Ora, o reclamante parece confundir o levantamento de uma questão de inconstitucionalidade, entendida nos termos supra mencionados, com a mera referência aos princípios e normas constitucionais violados. Com efeito, não obstante inexistir uma qualquer “fórmula sacramental” para o correto levantamento da questão de inconstitucionalidade, é manifesto que tal arguição não se basta com uma referência àquele parâmetro, carecendo de uma expressa e precisa delimitação do objeto do controlo. Esse objeto, já se esclareceu, só pode consistir numa norma jurídica ou numa interpretação normativa da mesma.
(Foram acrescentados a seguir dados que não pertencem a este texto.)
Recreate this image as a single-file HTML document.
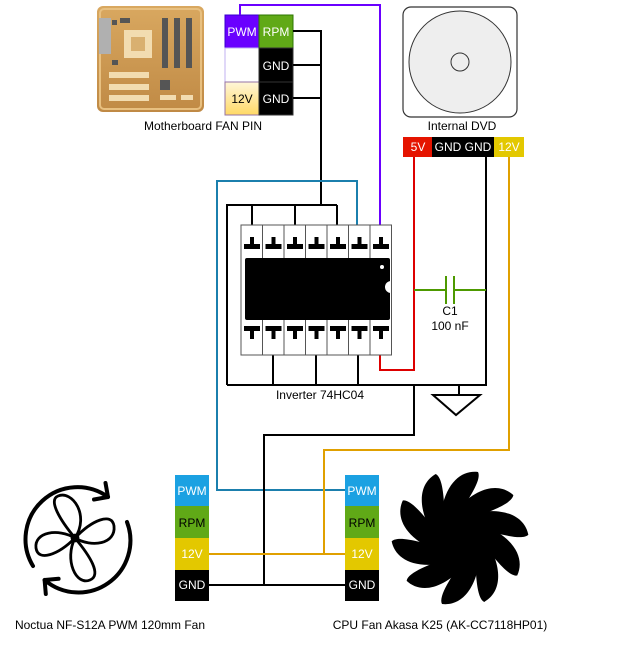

Tem razão o reclamante quando, convocando as considerações doutrinais expedidas por Benjamim Silva Rodrigues, dá conta que “nalgumas situações se torna muito difícil distinguir problemas de inconstitucionalidade relativos à interpretação da norma a aplicar ao caso e problemas de má aplicação do direito pelos tribunais...”. Sucede, no entanto, que o caso vertente não é uma dessas situações difíceis, uma vez que o recorrente se limita a “sustentar, no decurso do processo, que certa ou certas decisões judiciais, tomadas pelas instâncias afrontam preceitos ou princípios da Constituição, imputando diretamente a tais factos ou decisões o vício de inconstitucionalidade, sem curar de especificar ou precisar, em termos minimamente claros e contundentes, quais as interpretações da norma ou normas convocáveis para a dirimição do litígio” (Lopes do Rego, Os Recursos de Fiscalização Concreta na Lei e na Jurisprudência do Tribunal Constitucional, Almedina, 2010, p. 33).
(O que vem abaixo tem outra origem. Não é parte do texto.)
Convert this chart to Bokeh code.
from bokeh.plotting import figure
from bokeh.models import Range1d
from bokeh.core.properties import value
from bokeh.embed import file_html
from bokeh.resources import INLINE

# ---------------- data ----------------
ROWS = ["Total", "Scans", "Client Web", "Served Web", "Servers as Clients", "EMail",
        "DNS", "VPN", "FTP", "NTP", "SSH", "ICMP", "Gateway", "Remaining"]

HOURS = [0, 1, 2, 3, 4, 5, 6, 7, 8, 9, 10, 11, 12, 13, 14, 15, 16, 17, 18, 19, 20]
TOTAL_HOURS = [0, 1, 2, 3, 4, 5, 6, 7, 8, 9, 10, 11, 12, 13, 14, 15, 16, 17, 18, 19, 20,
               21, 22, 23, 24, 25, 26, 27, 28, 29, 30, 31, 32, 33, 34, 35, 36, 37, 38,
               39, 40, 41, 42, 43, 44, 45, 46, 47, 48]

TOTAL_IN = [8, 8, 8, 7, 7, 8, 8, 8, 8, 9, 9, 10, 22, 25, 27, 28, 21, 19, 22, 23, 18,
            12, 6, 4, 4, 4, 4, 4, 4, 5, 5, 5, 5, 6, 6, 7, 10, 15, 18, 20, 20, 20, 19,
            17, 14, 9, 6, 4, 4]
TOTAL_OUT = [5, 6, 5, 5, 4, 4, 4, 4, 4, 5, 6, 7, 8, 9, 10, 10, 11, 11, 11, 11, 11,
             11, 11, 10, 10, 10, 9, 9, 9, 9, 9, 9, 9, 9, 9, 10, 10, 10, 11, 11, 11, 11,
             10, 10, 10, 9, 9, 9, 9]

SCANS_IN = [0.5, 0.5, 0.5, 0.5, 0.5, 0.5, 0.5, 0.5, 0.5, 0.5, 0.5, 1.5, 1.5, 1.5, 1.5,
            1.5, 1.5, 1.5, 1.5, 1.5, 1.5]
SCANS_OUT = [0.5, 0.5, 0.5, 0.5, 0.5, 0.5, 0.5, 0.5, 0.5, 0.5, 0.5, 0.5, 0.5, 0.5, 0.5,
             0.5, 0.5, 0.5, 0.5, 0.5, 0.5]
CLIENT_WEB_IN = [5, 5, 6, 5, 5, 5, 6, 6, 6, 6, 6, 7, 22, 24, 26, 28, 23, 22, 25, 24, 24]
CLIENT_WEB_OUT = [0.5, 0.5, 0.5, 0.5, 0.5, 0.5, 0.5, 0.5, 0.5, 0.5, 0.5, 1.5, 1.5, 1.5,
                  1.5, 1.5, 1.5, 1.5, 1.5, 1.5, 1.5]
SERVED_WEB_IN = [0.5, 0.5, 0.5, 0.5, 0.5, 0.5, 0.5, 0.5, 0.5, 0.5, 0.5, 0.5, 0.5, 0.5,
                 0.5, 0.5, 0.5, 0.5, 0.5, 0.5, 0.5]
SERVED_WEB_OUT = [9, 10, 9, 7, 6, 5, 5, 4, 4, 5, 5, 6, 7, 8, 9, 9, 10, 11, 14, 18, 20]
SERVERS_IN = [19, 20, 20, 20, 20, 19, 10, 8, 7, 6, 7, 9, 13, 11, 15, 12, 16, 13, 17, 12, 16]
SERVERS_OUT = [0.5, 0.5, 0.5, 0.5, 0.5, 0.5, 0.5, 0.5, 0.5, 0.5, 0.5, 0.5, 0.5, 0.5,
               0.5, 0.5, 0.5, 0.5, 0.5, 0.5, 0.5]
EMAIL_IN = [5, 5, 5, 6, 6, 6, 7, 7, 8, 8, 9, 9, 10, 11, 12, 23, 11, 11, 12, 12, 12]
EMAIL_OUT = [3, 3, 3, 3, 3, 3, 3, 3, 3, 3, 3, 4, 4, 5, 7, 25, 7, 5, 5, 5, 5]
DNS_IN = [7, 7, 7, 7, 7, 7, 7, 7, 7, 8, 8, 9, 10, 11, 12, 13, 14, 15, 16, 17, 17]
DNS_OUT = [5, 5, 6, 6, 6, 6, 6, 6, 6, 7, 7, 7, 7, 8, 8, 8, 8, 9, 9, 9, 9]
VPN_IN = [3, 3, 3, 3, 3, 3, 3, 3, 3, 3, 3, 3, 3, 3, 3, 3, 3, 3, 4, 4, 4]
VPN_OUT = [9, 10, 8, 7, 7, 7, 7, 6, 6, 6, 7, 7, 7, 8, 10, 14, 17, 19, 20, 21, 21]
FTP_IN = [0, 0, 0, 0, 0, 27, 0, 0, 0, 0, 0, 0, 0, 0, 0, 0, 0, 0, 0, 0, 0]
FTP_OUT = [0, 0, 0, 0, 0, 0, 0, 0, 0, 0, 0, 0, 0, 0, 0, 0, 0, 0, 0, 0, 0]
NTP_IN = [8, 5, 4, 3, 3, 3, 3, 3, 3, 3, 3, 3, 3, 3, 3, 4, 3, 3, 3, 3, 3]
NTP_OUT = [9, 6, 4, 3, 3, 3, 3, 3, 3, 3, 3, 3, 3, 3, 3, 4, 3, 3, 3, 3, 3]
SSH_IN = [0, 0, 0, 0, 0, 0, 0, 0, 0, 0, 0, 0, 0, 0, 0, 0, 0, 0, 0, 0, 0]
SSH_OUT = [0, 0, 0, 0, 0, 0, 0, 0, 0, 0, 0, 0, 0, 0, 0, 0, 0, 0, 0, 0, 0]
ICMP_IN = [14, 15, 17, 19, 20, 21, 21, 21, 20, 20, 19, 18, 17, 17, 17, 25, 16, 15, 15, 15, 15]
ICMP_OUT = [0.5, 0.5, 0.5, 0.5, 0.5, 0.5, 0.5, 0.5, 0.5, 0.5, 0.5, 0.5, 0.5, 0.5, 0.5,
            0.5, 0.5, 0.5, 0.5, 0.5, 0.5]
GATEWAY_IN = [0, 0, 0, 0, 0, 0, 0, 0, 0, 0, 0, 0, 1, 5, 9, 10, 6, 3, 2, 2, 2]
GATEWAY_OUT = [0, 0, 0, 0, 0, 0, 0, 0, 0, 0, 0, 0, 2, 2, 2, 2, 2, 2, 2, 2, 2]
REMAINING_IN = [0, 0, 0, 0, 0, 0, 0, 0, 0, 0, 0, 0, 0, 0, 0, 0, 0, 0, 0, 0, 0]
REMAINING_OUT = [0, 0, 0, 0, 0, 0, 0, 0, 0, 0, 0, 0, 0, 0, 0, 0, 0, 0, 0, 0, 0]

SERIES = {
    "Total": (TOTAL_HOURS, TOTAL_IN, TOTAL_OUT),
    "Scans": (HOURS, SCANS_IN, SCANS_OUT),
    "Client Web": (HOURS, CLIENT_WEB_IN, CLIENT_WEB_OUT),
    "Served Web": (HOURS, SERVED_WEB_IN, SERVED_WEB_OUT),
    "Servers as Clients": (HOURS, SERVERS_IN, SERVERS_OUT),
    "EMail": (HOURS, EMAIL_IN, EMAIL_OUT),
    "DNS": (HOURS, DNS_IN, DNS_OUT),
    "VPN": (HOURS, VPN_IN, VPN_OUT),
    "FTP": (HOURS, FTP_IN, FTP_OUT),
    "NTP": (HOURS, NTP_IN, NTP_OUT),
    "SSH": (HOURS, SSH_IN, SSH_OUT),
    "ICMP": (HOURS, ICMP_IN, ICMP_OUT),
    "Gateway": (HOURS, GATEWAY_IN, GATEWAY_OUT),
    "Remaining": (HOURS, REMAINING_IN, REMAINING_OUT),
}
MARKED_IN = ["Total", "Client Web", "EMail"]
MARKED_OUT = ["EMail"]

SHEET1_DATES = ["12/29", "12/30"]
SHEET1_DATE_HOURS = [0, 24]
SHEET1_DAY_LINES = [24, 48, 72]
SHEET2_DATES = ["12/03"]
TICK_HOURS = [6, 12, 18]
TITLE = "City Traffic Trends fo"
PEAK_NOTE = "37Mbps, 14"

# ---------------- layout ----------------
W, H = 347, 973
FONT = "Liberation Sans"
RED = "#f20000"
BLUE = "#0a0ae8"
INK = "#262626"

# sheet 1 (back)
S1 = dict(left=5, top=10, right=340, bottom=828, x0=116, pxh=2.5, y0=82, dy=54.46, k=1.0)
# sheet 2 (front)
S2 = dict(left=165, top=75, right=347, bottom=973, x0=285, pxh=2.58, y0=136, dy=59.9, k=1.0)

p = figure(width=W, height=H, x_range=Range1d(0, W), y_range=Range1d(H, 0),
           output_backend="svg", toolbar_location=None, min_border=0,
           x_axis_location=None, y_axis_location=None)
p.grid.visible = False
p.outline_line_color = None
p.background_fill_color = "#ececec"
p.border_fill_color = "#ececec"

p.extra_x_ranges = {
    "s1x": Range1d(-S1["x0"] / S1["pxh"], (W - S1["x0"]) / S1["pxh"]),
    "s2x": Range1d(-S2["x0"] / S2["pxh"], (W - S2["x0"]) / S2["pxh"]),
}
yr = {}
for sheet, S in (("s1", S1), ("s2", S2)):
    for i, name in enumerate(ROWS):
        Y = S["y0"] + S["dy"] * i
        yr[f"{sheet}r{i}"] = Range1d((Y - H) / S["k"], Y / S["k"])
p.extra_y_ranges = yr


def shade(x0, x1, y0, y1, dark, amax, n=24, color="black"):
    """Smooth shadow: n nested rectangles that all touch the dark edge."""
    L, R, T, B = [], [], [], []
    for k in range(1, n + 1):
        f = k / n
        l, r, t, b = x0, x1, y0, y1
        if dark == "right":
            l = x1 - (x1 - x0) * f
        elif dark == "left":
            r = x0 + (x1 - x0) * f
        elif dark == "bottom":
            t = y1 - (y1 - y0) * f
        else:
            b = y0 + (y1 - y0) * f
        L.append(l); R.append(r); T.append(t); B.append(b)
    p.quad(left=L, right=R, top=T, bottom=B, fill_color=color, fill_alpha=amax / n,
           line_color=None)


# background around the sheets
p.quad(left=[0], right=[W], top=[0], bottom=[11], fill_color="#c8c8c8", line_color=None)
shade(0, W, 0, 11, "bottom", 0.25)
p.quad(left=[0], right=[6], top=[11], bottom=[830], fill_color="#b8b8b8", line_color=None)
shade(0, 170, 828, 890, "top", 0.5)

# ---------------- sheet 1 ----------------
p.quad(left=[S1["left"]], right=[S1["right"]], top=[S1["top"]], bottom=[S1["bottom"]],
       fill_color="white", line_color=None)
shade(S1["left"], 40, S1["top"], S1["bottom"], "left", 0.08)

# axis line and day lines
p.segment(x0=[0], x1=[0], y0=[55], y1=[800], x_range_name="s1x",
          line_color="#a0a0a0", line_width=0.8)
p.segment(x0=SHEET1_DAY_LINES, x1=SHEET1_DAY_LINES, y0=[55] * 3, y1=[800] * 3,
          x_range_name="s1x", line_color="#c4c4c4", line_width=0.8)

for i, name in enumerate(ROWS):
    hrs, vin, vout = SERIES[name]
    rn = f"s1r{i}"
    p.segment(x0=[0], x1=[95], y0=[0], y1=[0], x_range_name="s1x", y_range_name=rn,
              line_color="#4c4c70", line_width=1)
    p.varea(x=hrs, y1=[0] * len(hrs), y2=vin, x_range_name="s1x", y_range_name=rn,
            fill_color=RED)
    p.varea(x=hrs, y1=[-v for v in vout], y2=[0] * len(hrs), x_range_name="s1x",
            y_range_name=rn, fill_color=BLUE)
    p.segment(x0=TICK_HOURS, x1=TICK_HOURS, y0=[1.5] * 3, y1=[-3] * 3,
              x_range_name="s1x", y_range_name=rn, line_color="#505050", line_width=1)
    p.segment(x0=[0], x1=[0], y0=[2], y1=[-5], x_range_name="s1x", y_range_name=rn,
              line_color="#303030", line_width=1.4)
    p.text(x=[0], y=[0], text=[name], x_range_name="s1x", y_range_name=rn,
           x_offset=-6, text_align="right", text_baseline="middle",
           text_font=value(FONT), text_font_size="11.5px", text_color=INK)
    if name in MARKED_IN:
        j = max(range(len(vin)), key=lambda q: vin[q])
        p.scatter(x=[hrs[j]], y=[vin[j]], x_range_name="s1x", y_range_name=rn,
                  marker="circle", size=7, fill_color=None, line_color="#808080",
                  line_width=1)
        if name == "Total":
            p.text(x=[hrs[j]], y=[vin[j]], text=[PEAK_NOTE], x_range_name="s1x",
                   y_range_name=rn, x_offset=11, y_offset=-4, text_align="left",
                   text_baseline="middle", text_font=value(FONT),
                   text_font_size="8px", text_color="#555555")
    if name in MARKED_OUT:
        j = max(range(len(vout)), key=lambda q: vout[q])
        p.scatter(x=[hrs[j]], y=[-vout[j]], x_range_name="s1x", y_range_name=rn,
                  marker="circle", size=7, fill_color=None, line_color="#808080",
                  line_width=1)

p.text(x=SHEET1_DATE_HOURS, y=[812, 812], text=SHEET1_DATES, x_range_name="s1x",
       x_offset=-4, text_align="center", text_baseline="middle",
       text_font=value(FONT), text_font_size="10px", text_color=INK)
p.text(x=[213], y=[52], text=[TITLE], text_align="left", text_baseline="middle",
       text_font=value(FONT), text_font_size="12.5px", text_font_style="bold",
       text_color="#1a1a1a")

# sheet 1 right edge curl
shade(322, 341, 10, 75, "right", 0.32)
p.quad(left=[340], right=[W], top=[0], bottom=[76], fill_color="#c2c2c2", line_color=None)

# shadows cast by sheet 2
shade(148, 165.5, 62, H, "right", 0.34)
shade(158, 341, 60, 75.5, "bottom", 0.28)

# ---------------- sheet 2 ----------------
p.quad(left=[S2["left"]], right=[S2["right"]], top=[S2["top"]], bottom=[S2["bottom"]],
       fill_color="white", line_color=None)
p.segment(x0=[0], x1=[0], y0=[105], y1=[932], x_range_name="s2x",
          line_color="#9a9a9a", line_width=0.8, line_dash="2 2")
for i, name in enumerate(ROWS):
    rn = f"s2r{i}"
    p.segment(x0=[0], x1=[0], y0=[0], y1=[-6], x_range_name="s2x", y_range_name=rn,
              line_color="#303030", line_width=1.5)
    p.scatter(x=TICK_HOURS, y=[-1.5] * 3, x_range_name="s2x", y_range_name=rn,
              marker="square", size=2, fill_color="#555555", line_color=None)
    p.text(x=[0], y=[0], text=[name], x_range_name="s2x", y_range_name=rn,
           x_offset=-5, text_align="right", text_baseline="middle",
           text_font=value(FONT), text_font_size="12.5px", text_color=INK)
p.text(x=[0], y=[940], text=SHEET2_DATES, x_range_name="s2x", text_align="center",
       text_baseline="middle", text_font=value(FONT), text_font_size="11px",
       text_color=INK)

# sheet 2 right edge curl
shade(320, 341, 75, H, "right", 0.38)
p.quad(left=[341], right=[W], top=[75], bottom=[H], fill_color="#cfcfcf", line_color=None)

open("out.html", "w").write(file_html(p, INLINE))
8. O desacerto da reclamação veiculada é ainda flagrante na parte em que, no sentido de sustentar a ilegitimidade da decisão sumária proferida, se serve de considerações doutrinais que não têm qualquer conexão relevante com os fundamentos que motivaram aquela decisão. De facto, aquelas considerações, expendidas por Benjamim Silva Rodrigues, reportam-se à questão de saber “se o recorrente pode, no requerimento de interposição de recurso, perante o Tribunal Constitucional, invocar a violação de normas ou princípios diversos daqueles que invocou durante o processo junto do tribunal a quo.” Este é indubitavelmente um problema relevante, sobretudo tendo em conta que, nos termos do artigo 51.º, n.º 5 da LTC, este Tribunal está limitado pelo pedido do recorrente mas não pela causa de pedir subjacente. O mesmo não apresenta, porém, qualquer pertinência para o caso em análise, já que o recorrente, não obstante ter invocado quer no processo, quer no requerimento de interposição de recurso para o Tribunal Constitucional, as mesmas (e variadas) normas e princípios constitucionais, omite em ambos qualquer referência às normas jurídicas (ou interpretações normativas) que alegadamente os contradizem.
III. Decisão
9. Nos termos supra expostos, o Tribunal Constitucional decide indeferir a presente reclamação e, em consequência, confirmar a decisão sumária reclamada.
Custas pelo reclamante, com taxa de justiça que se fixa em 20 (vinte) UCs., sem prejuízo da existência de apoio judiciário concedido nos autos.
Lisboa, 30 de maio de 2012.- J. Cunha Barbosa – Joaquim de Sousa Ribeiro – Rui Manuel Moura Ramos.